### Short task
Leave out every picture, and retype exactly the lines from the line with "Write a component" through the line with "0.96, 1, 1];", both ends included.

Charts and diagrams as code:

· · · · ·

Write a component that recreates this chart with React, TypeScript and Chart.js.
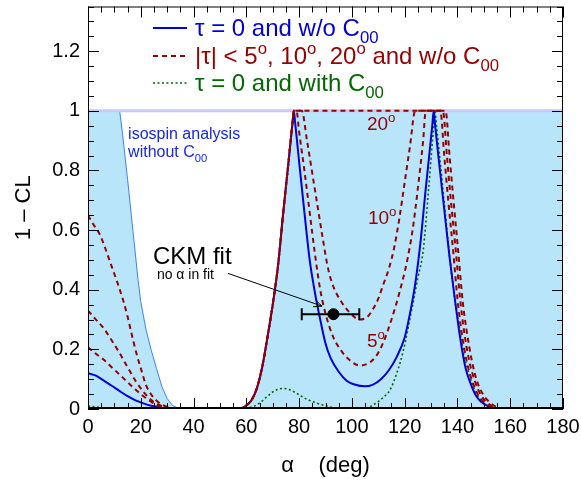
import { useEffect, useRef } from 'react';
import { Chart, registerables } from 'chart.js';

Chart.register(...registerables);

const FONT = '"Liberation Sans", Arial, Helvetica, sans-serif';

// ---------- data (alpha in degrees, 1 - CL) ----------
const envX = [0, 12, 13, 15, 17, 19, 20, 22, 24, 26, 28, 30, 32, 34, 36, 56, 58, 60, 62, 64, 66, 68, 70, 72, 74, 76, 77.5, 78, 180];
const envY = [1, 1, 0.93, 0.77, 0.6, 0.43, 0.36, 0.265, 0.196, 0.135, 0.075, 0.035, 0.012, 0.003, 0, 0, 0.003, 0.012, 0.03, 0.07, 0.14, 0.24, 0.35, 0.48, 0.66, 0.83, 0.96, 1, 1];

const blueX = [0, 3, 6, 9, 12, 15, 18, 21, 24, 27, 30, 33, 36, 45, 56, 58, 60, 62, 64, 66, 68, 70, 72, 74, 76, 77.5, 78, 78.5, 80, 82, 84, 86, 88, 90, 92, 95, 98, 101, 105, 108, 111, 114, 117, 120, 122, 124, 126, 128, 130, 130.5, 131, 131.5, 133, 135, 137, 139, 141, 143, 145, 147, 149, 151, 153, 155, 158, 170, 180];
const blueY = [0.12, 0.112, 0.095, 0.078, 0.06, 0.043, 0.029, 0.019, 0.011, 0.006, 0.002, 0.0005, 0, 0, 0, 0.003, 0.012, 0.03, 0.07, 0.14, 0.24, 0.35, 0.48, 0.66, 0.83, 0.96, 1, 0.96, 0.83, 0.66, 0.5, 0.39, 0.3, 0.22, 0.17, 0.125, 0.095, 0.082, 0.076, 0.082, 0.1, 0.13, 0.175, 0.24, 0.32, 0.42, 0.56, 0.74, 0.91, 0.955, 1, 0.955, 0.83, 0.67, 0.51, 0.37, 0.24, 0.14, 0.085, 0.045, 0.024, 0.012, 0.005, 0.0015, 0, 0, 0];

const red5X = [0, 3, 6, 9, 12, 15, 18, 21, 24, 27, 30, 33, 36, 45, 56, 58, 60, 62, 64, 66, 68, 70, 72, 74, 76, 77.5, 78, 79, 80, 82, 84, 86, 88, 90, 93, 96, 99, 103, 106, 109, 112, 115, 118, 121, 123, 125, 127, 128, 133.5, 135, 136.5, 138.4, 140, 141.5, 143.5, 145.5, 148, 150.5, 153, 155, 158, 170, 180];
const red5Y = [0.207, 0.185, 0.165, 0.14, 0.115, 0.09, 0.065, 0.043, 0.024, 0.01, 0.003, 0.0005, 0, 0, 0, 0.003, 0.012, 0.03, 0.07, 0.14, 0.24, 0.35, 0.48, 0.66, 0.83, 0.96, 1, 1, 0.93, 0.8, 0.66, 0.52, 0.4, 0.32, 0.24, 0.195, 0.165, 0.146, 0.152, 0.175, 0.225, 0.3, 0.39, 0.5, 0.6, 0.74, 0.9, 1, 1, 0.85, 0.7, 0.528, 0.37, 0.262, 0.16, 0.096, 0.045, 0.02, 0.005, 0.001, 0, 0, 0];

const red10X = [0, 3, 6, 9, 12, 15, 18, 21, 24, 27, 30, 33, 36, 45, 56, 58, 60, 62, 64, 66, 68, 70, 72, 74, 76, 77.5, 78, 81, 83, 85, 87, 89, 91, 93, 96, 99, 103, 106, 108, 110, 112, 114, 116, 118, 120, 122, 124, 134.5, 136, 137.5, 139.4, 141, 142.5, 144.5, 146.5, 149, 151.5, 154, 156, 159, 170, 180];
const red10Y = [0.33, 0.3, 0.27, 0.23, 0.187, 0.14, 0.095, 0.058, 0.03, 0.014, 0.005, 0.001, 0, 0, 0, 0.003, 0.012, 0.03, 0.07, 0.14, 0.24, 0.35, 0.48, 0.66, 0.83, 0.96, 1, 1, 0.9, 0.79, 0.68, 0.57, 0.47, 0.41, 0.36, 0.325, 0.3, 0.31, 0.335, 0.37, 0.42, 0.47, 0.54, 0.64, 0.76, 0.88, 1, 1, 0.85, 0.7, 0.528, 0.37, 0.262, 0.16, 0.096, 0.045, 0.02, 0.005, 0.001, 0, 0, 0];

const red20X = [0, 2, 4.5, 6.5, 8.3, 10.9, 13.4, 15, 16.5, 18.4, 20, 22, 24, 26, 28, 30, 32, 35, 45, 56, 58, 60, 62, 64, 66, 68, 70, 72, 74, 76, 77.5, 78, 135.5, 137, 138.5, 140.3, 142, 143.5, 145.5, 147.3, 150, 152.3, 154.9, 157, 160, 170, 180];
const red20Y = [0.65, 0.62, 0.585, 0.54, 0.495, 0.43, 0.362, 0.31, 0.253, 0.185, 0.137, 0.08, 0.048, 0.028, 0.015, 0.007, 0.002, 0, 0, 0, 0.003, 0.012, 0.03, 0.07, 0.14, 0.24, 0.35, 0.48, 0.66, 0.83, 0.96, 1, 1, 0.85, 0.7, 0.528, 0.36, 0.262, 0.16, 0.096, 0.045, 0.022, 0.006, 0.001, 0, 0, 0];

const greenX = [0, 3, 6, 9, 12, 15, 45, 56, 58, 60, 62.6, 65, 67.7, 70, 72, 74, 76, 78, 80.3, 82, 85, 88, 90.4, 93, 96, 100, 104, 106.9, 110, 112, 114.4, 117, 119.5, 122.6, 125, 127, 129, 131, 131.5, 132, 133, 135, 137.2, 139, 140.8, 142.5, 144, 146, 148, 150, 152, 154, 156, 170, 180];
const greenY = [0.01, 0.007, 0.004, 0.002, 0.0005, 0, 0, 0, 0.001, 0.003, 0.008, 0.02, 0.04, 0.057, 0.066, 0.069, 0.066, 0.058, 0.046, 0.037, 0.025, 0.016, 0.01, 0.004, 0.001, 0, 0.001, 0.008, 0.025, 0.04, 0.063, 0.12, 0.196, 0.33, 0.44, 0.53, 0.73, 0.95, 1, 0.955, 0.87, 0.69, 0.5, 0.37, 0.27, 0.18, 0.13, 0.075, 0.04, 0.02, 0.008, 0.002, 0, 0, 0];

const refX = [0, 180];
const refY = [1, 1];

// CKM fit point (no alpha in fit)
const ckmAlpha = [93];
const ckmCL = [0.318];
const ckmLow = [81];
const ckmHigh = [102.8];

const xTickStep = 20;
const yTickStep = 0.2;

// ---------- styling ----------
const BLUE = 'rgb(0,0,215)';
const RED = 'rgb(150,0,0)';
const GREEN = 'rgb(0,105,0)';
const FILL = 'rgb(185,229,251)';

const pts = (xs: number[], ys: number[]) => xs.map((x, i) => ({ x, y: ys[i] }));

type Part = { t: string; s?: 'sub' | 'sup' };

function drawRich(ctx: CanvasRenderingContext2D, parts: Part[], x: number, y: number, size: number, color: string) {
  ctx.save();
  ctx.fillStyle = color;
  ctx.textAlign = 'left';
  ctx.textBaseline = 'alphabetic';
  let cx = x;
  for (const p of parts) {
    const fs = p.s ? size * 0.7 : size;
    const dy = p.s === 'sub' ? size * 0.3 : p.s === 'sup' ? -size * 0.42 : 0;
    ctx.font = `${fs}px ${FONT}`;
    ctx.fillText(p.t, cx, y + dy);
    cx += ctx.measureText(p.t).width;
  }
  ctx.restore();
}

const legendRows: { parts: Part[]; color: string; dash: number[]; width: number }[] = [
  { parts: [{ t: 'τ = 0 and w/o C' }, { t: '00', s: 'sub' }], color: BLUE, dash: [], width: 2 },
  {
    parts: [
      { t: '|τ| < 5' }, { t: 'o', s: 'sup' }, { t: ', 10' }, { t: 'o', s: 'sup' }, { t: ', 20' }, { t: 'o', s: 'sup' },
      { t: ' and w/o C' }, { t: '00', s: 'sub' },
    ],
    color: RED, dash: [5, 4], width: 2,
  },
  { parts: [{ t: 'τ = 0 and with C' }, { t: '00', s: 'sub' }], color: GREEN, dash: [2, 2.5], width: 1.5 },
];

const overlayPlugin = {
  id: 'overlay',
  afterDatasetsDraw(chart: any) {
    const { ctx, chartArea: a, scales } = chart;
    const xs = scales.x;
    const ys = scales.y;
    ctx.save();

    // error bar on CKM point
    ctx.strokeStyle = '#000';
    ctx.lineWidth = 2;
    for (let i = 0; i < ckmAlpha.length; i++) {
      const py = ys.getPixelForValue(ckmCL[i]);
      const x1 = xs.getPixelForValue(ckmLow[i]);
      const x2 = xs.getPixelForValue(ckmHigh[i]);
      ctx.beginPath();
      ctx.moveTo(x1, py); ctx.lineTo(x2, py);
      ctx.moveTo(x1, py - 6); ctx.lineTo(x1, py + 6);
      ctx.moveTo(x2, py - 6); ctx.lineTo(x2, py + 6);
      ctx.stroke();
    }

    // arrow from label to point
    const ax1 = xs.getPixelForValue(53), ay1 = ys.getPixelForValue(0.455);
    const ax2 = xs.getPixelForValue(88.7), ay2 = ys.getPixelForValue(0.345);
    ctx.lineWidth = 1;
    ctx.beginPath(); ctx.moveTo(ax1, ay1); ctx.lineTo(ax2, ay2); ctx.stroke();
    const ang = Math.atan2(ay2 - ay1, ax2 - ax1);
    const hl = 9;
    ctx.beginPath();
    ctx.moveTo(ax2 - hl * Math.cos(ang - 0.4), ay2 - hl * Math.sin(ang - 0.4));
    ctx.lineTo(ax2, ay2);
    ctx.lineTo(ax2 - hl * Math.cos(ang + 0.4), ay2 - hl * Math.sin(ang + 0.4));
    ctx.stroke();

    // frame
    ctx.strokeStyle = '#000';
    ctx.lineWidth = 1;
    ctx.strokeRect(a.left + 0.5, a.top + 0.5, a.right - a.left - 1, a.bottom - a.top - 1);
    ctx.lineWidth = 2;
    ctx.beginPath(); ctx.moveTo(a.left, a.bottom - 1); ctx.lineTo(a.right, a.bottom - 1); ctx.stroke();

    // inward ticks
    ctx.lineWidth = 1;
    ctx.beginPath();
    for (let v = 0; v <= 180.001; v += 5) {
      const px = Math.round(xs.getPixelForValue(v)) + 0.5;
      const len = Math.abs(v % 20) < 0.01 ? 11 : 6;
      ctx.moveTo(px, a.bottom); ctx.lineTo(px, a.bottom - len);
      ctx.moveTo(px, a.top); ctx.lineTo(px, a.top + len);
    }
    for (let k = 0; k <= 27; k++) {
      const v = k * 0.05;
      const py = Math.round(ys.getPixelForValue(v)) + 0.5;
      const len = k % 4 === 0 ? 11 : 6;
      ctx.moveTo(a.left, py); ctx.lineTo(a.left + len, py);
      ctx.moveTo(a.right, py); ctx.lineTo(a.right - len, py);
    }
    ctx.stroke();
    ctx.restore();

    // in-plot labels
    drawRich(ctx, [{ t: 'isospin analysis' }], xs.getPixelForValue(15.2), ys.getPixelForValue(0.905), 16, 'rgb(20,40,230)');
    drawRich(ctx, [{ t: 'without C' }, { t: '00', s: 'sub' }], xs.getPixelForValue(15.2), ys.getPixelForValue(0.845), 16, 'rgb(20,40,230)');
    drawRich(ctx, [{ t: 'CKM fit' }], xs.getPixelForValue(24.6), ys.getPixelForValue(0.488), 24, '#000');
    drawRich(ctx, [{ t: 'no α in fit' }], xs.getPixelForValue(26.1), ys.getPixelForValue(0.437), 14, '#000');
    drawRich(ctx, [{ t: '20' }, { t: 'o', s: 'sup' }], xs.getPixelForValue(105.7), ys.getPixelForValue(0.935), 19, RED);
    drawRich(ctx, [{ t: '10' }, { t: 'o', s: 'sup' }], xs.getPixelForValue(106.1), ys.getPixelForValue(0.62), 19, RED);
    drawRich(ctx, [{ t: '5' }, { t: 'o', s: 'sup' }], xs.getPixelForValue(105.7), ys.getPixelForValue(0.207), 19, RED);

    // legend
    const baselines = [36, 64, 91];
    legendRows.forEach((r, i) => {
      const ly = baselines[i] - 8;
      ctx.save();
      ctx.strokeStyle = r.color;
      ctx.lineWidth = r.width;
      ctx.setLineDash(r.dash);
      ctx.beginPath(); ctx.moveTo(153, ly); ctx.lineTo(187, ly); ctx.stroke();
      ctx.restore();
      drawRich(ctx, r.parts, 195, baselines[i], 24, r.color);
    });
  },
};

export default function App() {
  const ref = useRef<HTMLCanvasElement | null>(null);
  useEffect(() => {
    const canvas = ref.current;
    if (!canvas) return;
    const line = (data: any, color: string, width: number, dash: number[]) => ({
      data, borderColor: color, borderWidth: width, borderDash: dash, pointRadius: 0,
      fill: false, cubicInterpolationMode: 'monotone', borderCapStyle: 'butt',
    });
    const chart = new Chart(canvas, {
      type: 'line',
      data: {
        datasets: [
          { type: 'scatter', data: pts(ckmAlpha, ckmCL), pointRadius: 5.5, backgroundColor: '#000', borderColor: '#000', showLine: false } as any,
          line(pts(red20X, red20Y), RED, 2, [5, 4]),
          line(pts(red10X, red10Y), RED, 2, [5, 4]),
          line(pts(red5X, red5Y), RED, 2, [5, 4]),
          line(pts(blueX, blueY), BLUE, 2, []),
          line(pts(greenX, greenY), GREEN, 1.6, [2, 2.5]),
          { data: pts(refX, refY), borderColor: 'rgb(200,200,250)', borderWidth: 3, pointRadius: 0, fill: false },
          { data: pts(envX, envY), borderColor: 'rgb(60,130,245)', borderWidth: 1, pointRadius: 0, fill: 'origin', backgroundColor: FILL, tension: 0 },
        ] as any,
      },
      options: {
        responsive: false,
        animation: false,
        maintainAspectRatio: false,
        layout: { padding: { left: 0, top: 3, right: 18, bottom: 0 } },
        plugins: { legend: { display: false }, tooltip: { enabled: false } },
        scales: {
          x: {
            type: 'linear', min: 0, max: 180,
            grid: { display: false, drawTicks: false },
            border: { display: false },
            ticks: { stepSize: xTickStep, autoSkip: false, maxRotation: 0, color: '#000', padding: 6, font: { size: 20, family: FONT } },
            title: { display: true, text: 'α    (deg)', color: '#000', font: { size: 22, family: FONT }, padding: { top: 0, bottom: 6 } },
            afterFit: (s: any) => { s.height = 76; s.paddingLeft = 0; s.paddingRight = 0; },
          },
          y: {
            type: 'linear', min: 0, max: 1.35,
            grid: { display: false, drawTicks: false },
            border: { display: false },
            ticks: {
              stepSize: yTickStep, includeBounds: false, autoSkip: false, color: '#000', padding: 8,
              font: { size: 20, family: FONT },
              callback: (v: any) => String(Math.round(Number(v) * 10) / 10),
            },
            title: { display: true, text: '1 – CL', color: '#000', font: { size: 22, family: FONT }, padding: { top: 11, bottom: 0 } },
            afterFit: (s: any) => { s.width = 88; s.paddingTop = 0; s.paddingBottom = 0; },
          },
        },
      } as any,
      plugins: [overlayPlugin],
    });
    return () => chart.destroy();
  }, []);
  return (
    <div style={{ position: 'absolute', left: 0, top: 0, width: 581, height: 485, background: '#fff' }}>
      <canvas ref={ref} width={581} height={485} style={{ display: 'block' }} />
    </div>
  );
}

· · · · ·

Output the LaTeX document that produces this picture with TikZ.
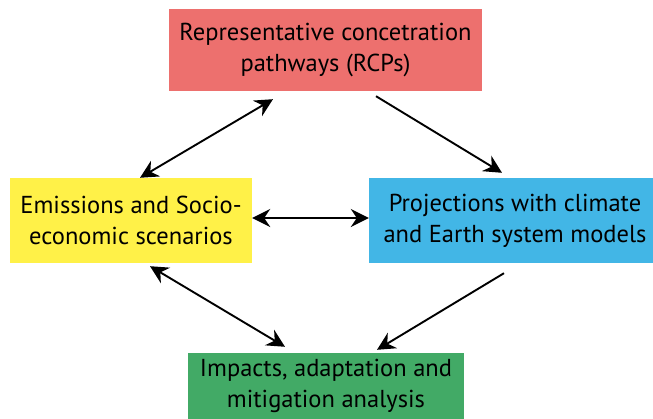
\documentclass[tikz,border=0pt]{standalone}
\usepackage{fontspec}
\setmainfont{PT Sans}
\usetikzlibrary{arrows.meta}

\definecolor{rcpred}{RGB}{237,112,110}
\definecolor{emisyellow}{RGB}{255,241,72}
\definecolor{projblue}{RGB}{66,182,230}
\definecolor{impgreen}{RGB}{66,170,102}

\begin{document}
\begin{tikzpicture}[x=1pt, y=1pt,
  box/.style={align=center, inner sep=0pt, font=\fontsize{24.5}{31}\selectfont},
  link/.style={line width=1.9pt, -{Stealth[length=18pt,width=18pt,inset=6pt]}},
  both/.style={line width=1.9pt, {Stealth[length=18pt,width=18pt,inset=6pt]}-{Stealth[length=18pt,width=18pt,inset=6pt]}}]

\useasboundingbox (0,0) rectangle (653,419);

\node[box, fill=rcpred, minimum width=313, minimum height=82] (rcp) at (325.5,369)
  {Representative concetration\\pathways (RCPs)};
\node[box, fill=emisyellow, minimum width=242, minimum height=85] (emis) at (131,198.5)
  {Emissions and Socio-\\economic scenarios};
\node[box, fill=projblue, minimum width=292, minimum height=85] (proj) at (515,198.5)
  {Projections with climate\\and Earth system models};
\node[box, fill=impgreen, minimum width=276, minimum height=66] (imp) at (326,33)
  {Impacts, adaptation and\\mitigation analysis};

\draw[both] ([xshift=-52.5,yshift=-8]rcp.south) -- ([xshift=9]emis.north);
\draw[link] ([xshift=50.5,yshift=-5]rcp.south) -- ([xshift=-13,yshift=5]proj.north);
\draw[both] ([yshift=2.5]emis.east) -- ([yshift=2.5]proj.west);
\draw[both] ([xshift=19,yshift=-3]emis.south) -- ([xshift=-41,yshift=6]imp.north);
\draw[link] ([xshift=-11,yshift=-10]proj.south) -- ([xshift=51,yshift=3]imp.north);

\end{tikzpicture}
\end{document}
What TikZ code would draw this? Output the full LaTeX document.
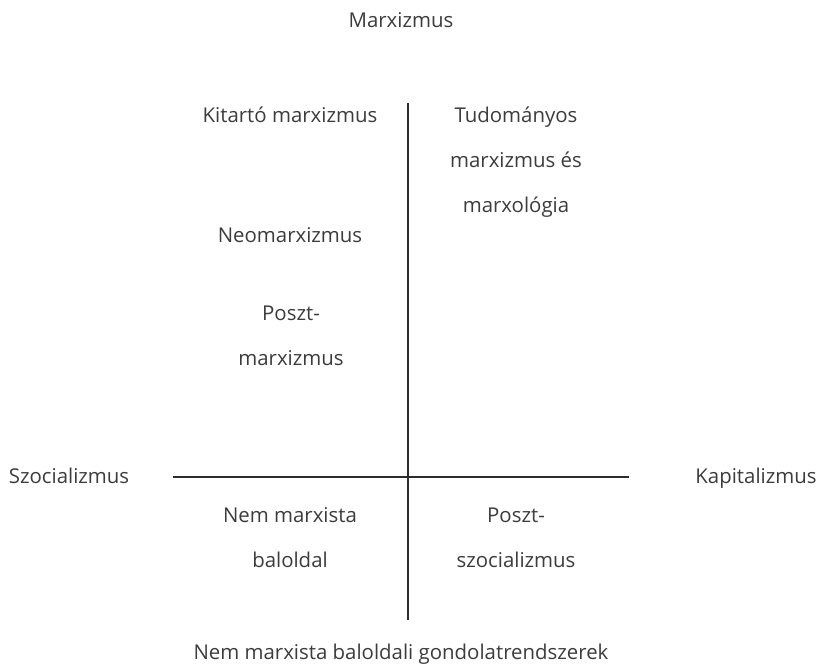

· · · · ·

### Complete output
Write a component that recreates this chart with React, TypeScript and Chart.js.
import { useEffect, useRef } from 'react';
import { Chart, registerables } from 'chart.js';

Chart.register(...registerables);

const FONT = '"Liberation Sans", Arial, Helvetica, sans-serif';

// ---------- data (alpha in degrees, 1 - CL) ----------
const envX = [0, 12, 13, 15, 17, 19, 20, 22, 24, 26, 28, 30, 32, 34, 36, 56, 58, 60, 62, 64, 66, 68, 70, 72, 74, 76, 77.5, 78, 180];
const envY = [1, 1, 0.93, 0.77, 0.6, 0.43, 0.36, 0.265, 0.196, 0.135, 0.075, 0.035, 0.012, 0.003, 0, 0, 0.003, 0.012, 0.03, 0.07, 0.14, 0.24, 0.35, 0.48, 0.66, 0.83, 0.96, 1, 1];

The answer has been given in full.